The Value Conundrum in the New Xbox Series X and S
Published October 2, 2020 | 162 views
Figuring out the value in the new Xbox Series S is a difficult one. Perhaps one that shouldn’t quite be as difficult as it seems. The price you pay for not going all out!
The launch of Microsoft’s next-generation consoles, the Xbox Series X, and the Xbox Series S, is just around the corner! The tech giant is launching both consoles side by side on 10 November all over the world, so no matter where you are in the world, you’ll still get to hold your Xbox close on the release date.
It’s clear that the Xbox Series X is the serious piece of hardware among the two. On paper it’s even a little more powerful than the PlayStation 5, which is great! But does anyone know the point of the Series S?
What Does Each Console Offer?
The Xbox Series X is more expensive as it’ll cost $499 or £449, depending on which side of the pond you’re on. The Series S is $299 or £249 at launch which seems like a bargain for next-gen tech. Or does it?
Let’s take a closer look.
|Xbox Series X||Xbox Series S|
|CPU||8-core AMD Zen 2 CPU @ 3.8GHz||8-core AMD Zen 2 CPU @ 3.6GHz|
|GPU||AMD RDNA 2 GPU 52 CUs @ 1.825GHz||AMD RDNA 2 GPU 20 CUs @ 1.565GHz|
|RAM||16GB GDDR6||10GB GDDR6|
|Performance Target||4K @ 60 -120 FPS||1440p @ 60 -120 FPS|
|Storage||1TB NVMe SSD||512GB NVMe SSD|
|Disc Drive||4K Blu-Ray||Digital Only|
Regardless of whether or not these specifications sound quite complicated, it’s plain to see that the Series S is significantly weaker than the Series S. It’s only supposed to handle 1440p gaming at 60-120 frames per second. And that’s fine, considering that it’s half the price.
Having said that, you lose the ability to have a home theatre with any Blu-Ray discs you may have in the home, you have a slower CPU, a slower GPU, and less RAM. The one thing that many people may not recognise is that you also have less disk space. Significantly less disk space…
The Problem with Disk Space
If you’re a PC owner, then you’ll probably live by the adage, “the more the merrier”. Without having enough disk space on your PC, you wouldn’t be able to install the games you want to play.
According to a report on IGN, the Xbox Series X has 802GB of usable storage space on its 1TB SSD. This means that around 200GB of the disk space on the drive has been reserved for the operating system and the essential files. If we assume that Microsoft is going to be running the same OS on the Series S, it’ll leave users will around 300GB.
Microsoft has been working with Seagate to ensure that there are expansion cards that work with the Xbox Series X and S to expand the disk space that you have. These 1TB expandable drives have been priced at a whopping $219.99.

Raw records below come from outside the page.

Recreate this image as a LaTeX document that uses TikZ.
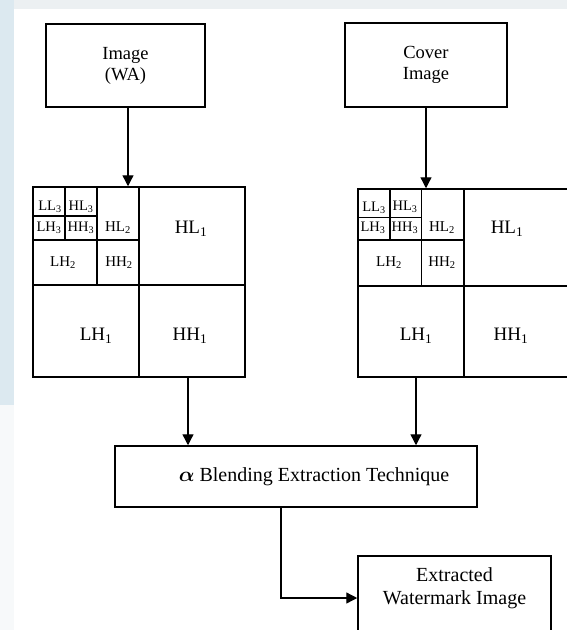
\documentclass[tikz,border=0pt]{standalone}
\usepackage{amsmath}
\usepackage{fontspec}
\setmainfont{Liberation Serif}
\usetikzlibrary{arrows.meta}
\definecolor{pageblue}{RGB}{220,233,240}
\definecolor{pagegray}{RGB}{236,240,242}
\tikzset{
  box/.style={draw, line width=1.5pt, align=center, inner sep=0pt,
    font=\fontsize{18.5}{21}\selectfont},
  band/.style={font=\fontsize{19}{21}\selectfont, inner sep=0pt},
  subband/.style={font=\fontsize{15}{17}\selectfont, inner sep=0pt},
  tinyband/.style={font=\fontsize{14.5}{16}\selectfont, inner sep=0pt},
  gridline/.style={line width=1.5pt},
  thinline/.style={line width=1pt},
  arr/.style={line width=1.3pt, -{Triangle[length=11pt,width=11pt]}}
}
\begin{document}
\begin{tikzpicture}[x=1pt,y=-1pt]
  \useasboundingbox (0,0) rectangle (567,630);
  % page background
  \fill[pagegray] (0,0) rectangle (567,9);
  \fill[pageblue] (0,0) rectangle (14,405);
  \fill[pagegray!40] (0,405) rectangle (14,630);

  % inputs
  \node[box, minimum width=159pt, minimum height=83pt] (wa) at (125.5,65.5) {Image\\(WA)};
  \node[box, minimum width=162pt, minimum height=84pt] (cover) at (426,65) {Cover\\Image};

  % decomposed watermark
  \node[draw, gridline, minimum width=212pt, minimum height=190pt, inner sep=0pt] (gridA) at (139,282) {};
  \draw[gridline] (139,187) -- (139,377);
  \draw[gridline] (33,285) -- (245,285);
  \draw[gridline] (97,187) -- (97,285);
  \draw[gridline] (33,240) -- (139,240);
  \draw[gridline] (65,187) -- (65,240);
  \draw[gridline] (33,216) -- (97,216);
  \node[tinyband] (LLa3) at (50,207) {LL\textsubscript{3}};
  \node[tinyband] (HLa3) at (81,207) {HL\textsubscript{3}};
  \node[tinyband] (LHa3) at (49,228) {LH\textsubscript{3}};
  \node[tinyband] (HHa3) at (81,228) {HH\textsubscript{3}};
  \node[subband] (HLa2) at (118,228) {HL\textsubscript{2}};
  \node[subband] (LHa2) at (63,263) {LH\textsubscript{2}};
  \node[subband] (HHa2) at (119,263) {HH\textsubscript{2}};
  \node[band] (HLa1) at (191,229) {HL\textsubscript{1}};
  \node[band] (LHa1) at (96,336) {LH\textsubscript{1}};
  \node[band] (HHa1) at (190,336) {HH\textsubscript{1}};

  % decomposed cover
  \node[draw, gridline, minimum width=212pt, minimum height=188pt, inner sep=0pt] (gridB) at (464,283) {};
  \draw[gridline] (464,189) -- (464,377);
  \draw[gridline] (358,286) -- (570,286);
  \draw[thinline] (421,189) -- (421,286);
  \draw[gridline] (358,240) -- (464,240);
  \draw[gridline] (390,189) -- (390,240);
  \draw[thinline] (358,217) -- (421,217);
  \node[tinyband] (LLb3) at (374,208) {LL\textsubscript{3}};
  \node[tinyband] (HLb3) at (405,207) {HL\textsubscript{3}};
  \node[tinyband] (LHb3) at (373,228) {LH\textsubscript{3}};
  \node[tinyband] (HHb3) at (405,228) {HH\textsubscript{3}};
  \node[subband] (HLb2) at (442,228) {HL\textsubscript{2}};
  \node[subband] (LHb2) at (389,263) {LH\textsubscript{2}};
  \node[subband] (HHb2) at (442,263) {HH\textsubscript{2}};
  \node[band] (HLb1) at (507,229) {HL\textsubscript{1}};
  \node[band] (LHb1) at (416,336) {LH\textsubscript{1}};
  \node[band] (HHb1) at (511,336) {HH\textsubscript{1}};

  % extraction
  \node[box, font=\fontsize{20}{23}\selectfont, minimum width=362pt, minimum height=61pt] (blend) at (296,476.5)
    {\hspace*{36pt}$\boldsymbol{\alpha}$ Blending Extraction Technique};
  \node[box, minimum width=193pt, minimum height=84pt,
    label={[anchor=north, yshift=-12pt, align=center, inner sep=0pt,
      font=\fontsize{20}{23}\selectfont]north:Extracted\\Watermark Image}] (ext) at (454.5,598) {};
  \coordinate (turn) at (281,596);

  % connectors
  \draw[arr] (wa.south -| 128,0) -- (gridA.north -| 128,0);
  \draw[arr] (cover.south) -- (gridB.north -| cover.south);
  \draw[arr] (gridA.south -| 188,0) -- (blend.north -| 188,0);
  \draw[arr] (gridB.south -| LHb1) -- (blend.north -| LHb1);
  \draw[arr] (blend.south -| turn) |- (ext.west);
\end{tikzpicture}
\end{document}
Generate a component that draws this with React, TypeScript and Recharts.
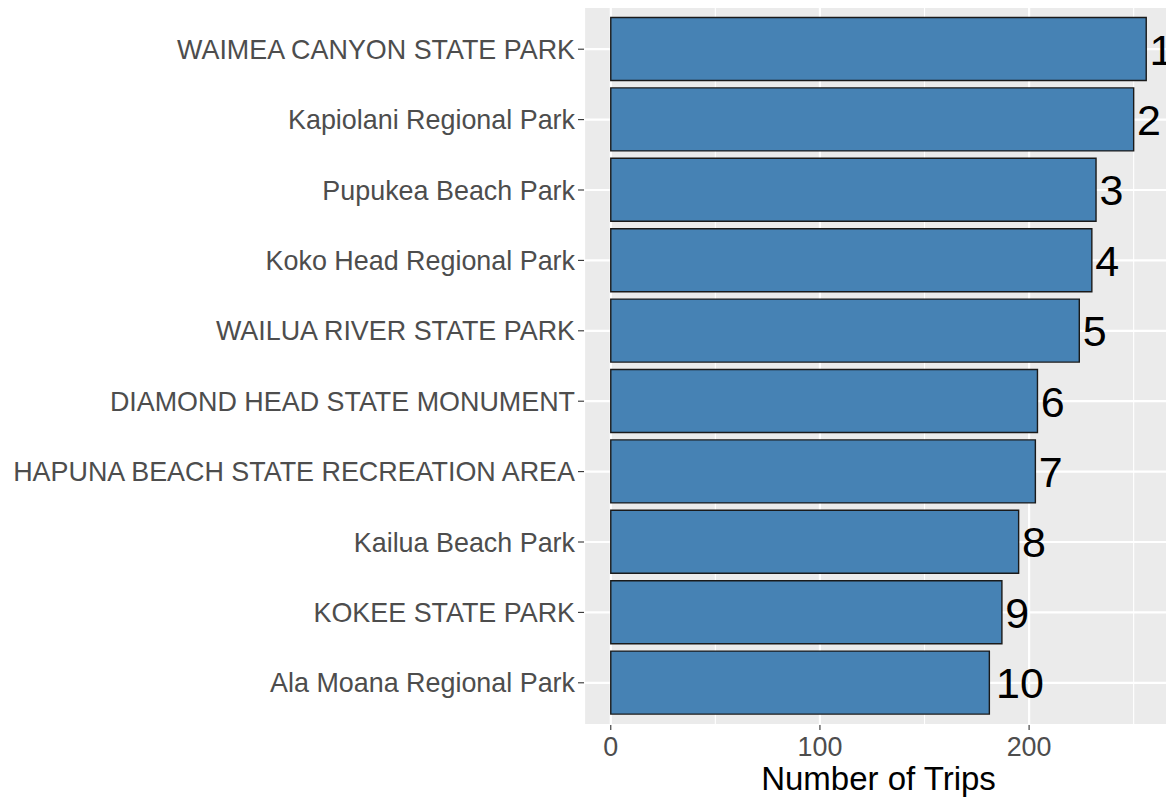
import {
  BarChart,
  Bar,
  XAxis,
  YAxis,
  CartesianGrid,
  LabelList,
} from 'recharts';

// Top 10 parks by number of trips
const parks = [
  'WAIMEA CANYON STATE PARK',
  'Kapiolani Regional Park',
  'Pupukea Beach Park',
  'Koko Head Regional Park',
  'WAILUA RIVER STATE PARK',
  'DIAMOND HEAD STATE MONUMENT',
  'HAPUNA BEACH STATE RECREATION AREA',
  'Kailua Beach Park',
  'KOKEE STATE PARK',
  'Ala Moana Regional Park',
];
const trips = [256, 250, 232, 230, 224, 204, 203, 195, 187, 181];
const ranks = ['1', '2', '3', '4', '5', '6', '7', '8', '9', '10'];

const majorTicks = [0, 100, 200];
const minorTicks = [50, 150, 250];

const data = parks.map((name, i) => ({ name, trips: trips[i], rank: ranks[i] }));

const FONT = '"Liberation Sans", Arial, Helvetica, sans-serif';
const AXIS_SIZE = 26.9;
const RANK_SIZE = 43;
const X_DOMAIN = [-12.8, 268.8];

function ParkTick({ x, y, payload }: any) {
  return (
    <text x={x} y={y} dy="0.36em" textAnchor="end" fill="#4D4D4D" fontSize={AXIS_SIZE} fontFamily={FONT}>
      {payload.value}
    </text>
  );
}

function RankLabel({ x, y, width, height, value }: any) {
  const w = String(value).length * 0.556 * RANK_SIZE;
  return (
    <text
      x={x + width + 0.14 * w}
      y={y + height / 2}
      dy="0.36em"
      textAnchor="start"
      fill="#000"
      fontSize={RANK_SIZE}
      fontFamily={FONT}
    >
      {value}
    </text>
  );
}

export default function App() {
  return (
    <div
      style={{
        position: 'absolute',
        left: 0,
        top: 0,
        width: 1166,
        height: 799,
        overflow: 'hidden',
        background: '#fff',
        fontFamily: FONT,
      }}
    >
      <BarChart
        width={1180}
        height={799}
        data={data}
        layout="vertical"
        margin={{ top: 7, right: 7, bottom: 0, left: 0 }}
        barCategoryGap="5%"
      >
        <CartesianGrid fill="#EBEBEB" stroke="#FFFFFF" strokeWidth={2.2} />
        {/* minor vertical grid from a hidden axis */}
        <CartesianGrid xAxisId="minor" horizontal={false} stroke="#FFFFFF" strokeWidth={1.1} />
        <XAxis xAxisId="minor" type="number" domain={X_DOMAIN} ticks={minorTicks} allowDataOverflow hide />
        <XAxis
          type="number"
          dataKey="trips"
          domain={X_DOMAIN}
          ticks={majorTicks}
          allowDataOverflow
          axisLine={false}
          tickLine={{ stroke: '#333333', strokeWidth: 1.1 }}
          tickSize={5}
          tickMargin={7}
          height={74}
          tick={{ fill: '#4D4D4D', fontSize: AXIS_SIZE, fontFamily: FONT }}
          label={{
            value: 'Number of Trips',
            position: 'insideBottom',
            offset: 9,
            fill: '#000000',
            fontSize: 33,
            fontFamily: FONT,
          }}
        />
        <YAxis
          type="category"
          dataKey="name"
          width={584}
          axisLine={false}
          tickLine={{ stroke: '#333333', strokeWidth: 1.1 }}
          tickSize={6}
          tickMargin={3}
          padding={{ top: 7, bottom: 7 }}
          interval={0}
          tick={<ParkTick />}
        />
        <Bar dataKey="trips" fill="#4682B4" stroke="#1A1A1A" strokeWidth={1.4} isAnimationActive={false}>
          <LabelList dataKey="rank" content={<RankLabel />} />
        </Bar>
      </BarChart>
    </div>
  );
}
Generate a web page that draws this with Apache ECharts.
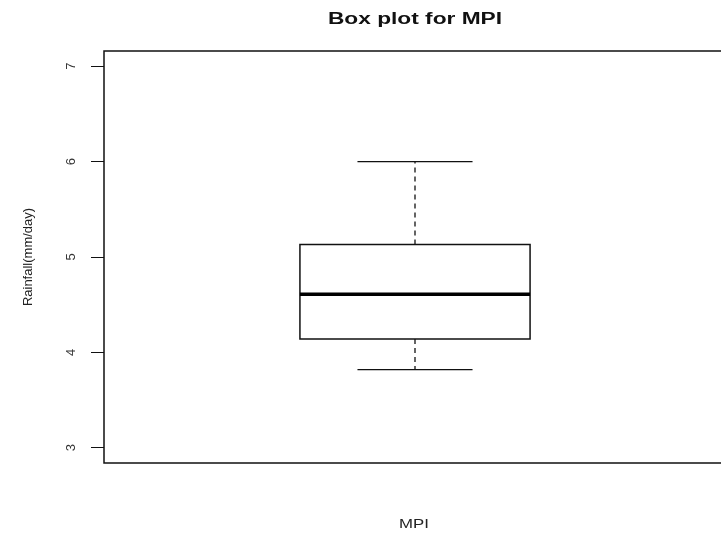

With these next generation games, there will come a greater requirement for more disk space. The textures, audio, video, coding, and everything else combined, will leave a good chance that these AAA games are going to be whoppers. In fact, just working off current-gen number for now, two of the largest games when installed right now are Call of Duty: Modern Warfare and Destiny 2: Shadowkeep. Together, they both clock in at around 340GB. If your alarm bells are going off, that’s fine, because that means you won’t be able to have both of these titles installed on your Xbox Series S at the same time due to hard drive constraints.
But wait, you can just buy the expandable drive to increase your disk space. Yes, you can. But then you’re paying more than you would have paid for an Xbox Series X and would have received a less powerful console. Ouch!
Is there any point in buying an Xbox Series S then? Well, sure. If you don’t have a 4K TV, and you have some external drives lying around that you can use as storage. Although bear in mind, you won’t be able to play these games, merely store them. Xbox has stated that they can be transferred to the SSD when players want to play them in order to take advantage of the Xbox Velocity Architecture.